Chandler Burr, author of Emperor of Scent, has carved out a niche that probably couldn’t have existed at any other journalistic moment in history: He's a perfume critic, with a column in T, The New York Times Style Magazine, in which he rates new scents according to a five-star system. It’s no small beat: Perfumes are now a multi-billion-dollar industry, with hundreds of fragrances debuting each year. Burr’s latest perfume gig? He’s working with Rosewood hotels on a series of Scent Dinners, collaborating with chefs to create a five-course meal of dishes meant to evoke specific perfumes. (Spanish chef Juan Roca has been doing a similar thing for a few years at his restaurant, El Celler de Can Roca, in Girona.) The Scent Dinners start June 18 at Manhattan’s Carlyle hotel, with more to follow at other Rosewood properties.
On Tuesday night I went, not unskeptically, to a press preview at the Carlyle. The dinner kicked off with Burr explaining that most of the sensation we experience when we eat is actually smell, not flavor: 95 percent smell, 5 percent taste, to be exact. Before each course, Burr passed around scented strips with smells like green mango or carrot or cedar and asked us to guess what they were, then had us sniff a designer fragrance based on those notes. Then chef Jimmy Sakatos brought out a dish inspired by that perfume. No one guessed what the saffron scent strip was—but we still got to eat Sakatos’s black sea bass with artichoke, fennel and saffron jus, his interpretation of L’Artisan Parfumeur’s Safran Troublant ("troubling saffron"), my new favorite scent. Brian Van Flandern, the new mixologist at the Carlyle's classic Bemelmans Bar, brought out a new vodka-based cocktail he invented called Light Blue, made with lemon and apple juice to echo the components of the Dolce & Gabbana fragrance it’s named after.

Did the dishes and drinks taste like culinary versions of the scents that inspired them? Not quite, but listening to Burr’s fascinating fragrance-industry arcana made up for that. For anyone with a perfume fetish, the best part might be the gift bags: All guests (not just press) get five or six full-size bottles of fragrances to take home.

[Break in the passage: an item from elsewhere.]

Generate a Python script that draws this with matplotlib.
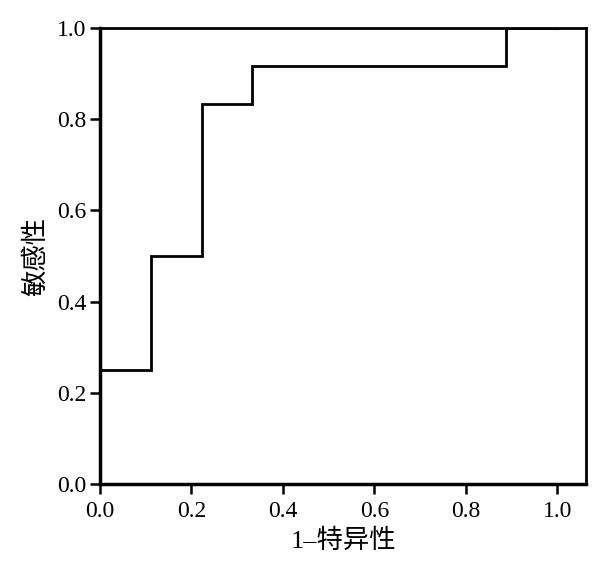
import matplotlib
matplotlib.use("Agg")
import matplotlib.pyplot as plt

# ROC step data (1-specificity, sensitivity)
fpr = [0.0, 0.0, 1/9, 1/9, 2/9, 2/9, 3/9, 3/9, 8/9, 8/9, 1.0]
tpr = [0.0, 0.25, 0.25, 0.5, 0.5, 0.8333, 0.8333, 0.9167, 0.9167, 1.0, 1.0]
xticks = [0.0, 0.2, 0.4, 0.6, 0.8, 1.0]
yticks = [0.0, 0.2, 0.4, 0.6, 0.8, 1.0]
xlabel = "1–特异性"
ylabel = "敏感性"

fam = ['Liberation Serif', 'Noto Sans CJK SC']
plt.rcParams['font.family'] = fam

fig = plt.figure(figsize=(6.06, 5.72), dpi=100)
ax = fig.add_axes([100/606, 1-484/572, 486/606, 456/572])
ax.plot(fpr, tpr, color='black', lw=2.0, solid_joinstyle='miter')
ax.set_xlim(0, 1.063)
ax.set_ylim(0, 1.0)
ax.set_xticks(xticks)
ax.set_yticks(yticks)
ax.set_xticklabels([f"{v:.1f}" for v in xticks])
ax.set_yticklabels([f"{v:.1f}" for v in yticks])
ax.tick_params(direction='out', length=7, width=1.8, labelsize=17, pad=3, colors='black')
ax.tick_params(axis='x', pad=5)
for s in ['left', 'bottom']:
    ax.spines[s].set_linewidth(2.5)
for s in ['top', 'right']:
    ax.spines[s].set_linewidth(2.0)
ax.set_xlabel(xlabel, fontsize=19, family=fam, labelpad=5)
ax.set_ylabel(ylabel, fontsize=19, family=fam, labelpad=6)

fig.savefig("out.png", dpi=100)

About perfume criticism as a career: Nice work if you can get it? I’m not so sure. It takes more than a sensitive nose and a love of perfume. As writer Trevor White puts it in his gossipy new book Kitchen Con: Writing on the Restaurant Racket, "Perfume launches are bad for the soul." No doubt they are—but when it comes to gift bags, they beat restaurant launches any day.